Just when you think you’re safe...

From the picture you posted it's hard to see any welded wire in the corners of what looks like a gate with the board over it, especially the unhinged side. If the wire can be pushed in any, the coon can squeeze through. It looks like the coon could get behind the board even though there is a pipe against it. Our daughter recently had a coon get into their coop. Luckily it didn't kill any birds but did do some damage to the comb of one of the birds. It climbed the wire and made a gap between the wire where it is at the roof and squeezed through. Their pit bull went out and the coon got out and ran off. They fixed the gap so the coon couldn't get in again.
chain-link-corners-edited-jpg.1999743
Yeah the wires not secure at those gaps but there’s no way a raccoon could get in there.
 
Luckily I haven't had a coon breach yet... I mostly see coyotes here.
IMAG00031014 02.jpg

The light in the background is another camera. It looks bright but isn't it just looks like it because of the infrared.
IMAG00021012 01.jpg

A coyote behind some of the coops. I have electric wire around the coops and pens and they know it's there.
DSCF00011129F 03.jpg
 
Yeah the wires not secure at those gaps but there’s no way a raccoon could get in there.

You might think that, but I'd beg to differ. I have a similar gap in a double gate in a section of chain link yard fence, and I've personally witnessed skunks, possums and coons slip through with ease. The barn cats don't even slow down when they go through it........and the gap is only 2 1/2 inches +/-. Chickens won't, large dogs won't......but varmints? Remarkable what they can maneuver through.

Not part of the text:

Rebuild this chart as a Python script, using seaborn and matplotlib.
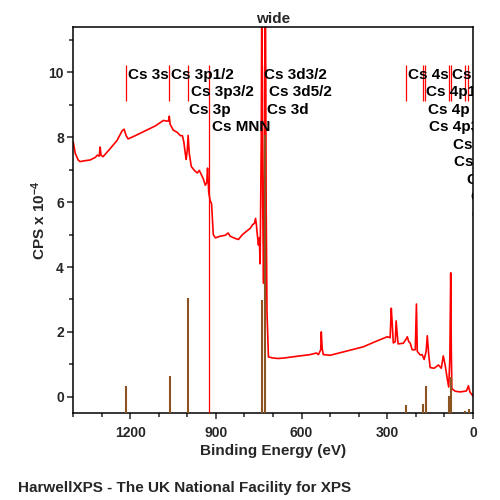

Varmints that live in the wild are really talented at getting into places we would think impossible. Most folks look at their chicken house as a means of keeping chickens in and build it accordingly. Better plan is to build something to keep varmints out.......and design and build it accordingly and let the chickens adapt to that. In reality, the difference is really pretty subtle, but significant.

And as for the insulation board......good that you are replacing it, as it was not going to stop anything. The best you could hope for with that was when the coons knocked it down, the pipe holding it up was going to club em in the head when it fell.

The ingenious widowmaker trap? :yesss:
 
Have you considered putting a hot wire around the pen? That has worked for me. I have hardware cloth around the bottom, like you are showing, and then hot wire at the top edge of that, so that it's the first the the raccoon touches.
 
Have you considered putting a hot wire around the pen? That has worked for me. I have hardware cloth around the bottom, like you are showing, and then hot wire at the top edge of that, so that it's the first the the raccoon touches.
We haven’t. The only electric we have out there is for a cozy coop heater that’s plugged into an extension cord then into the garage, which is separate from our house. We did try a heated water bowl our first winter and that shorted out and would’ve burned the whole coop down if my hubby hadn’t been home to hear the pop.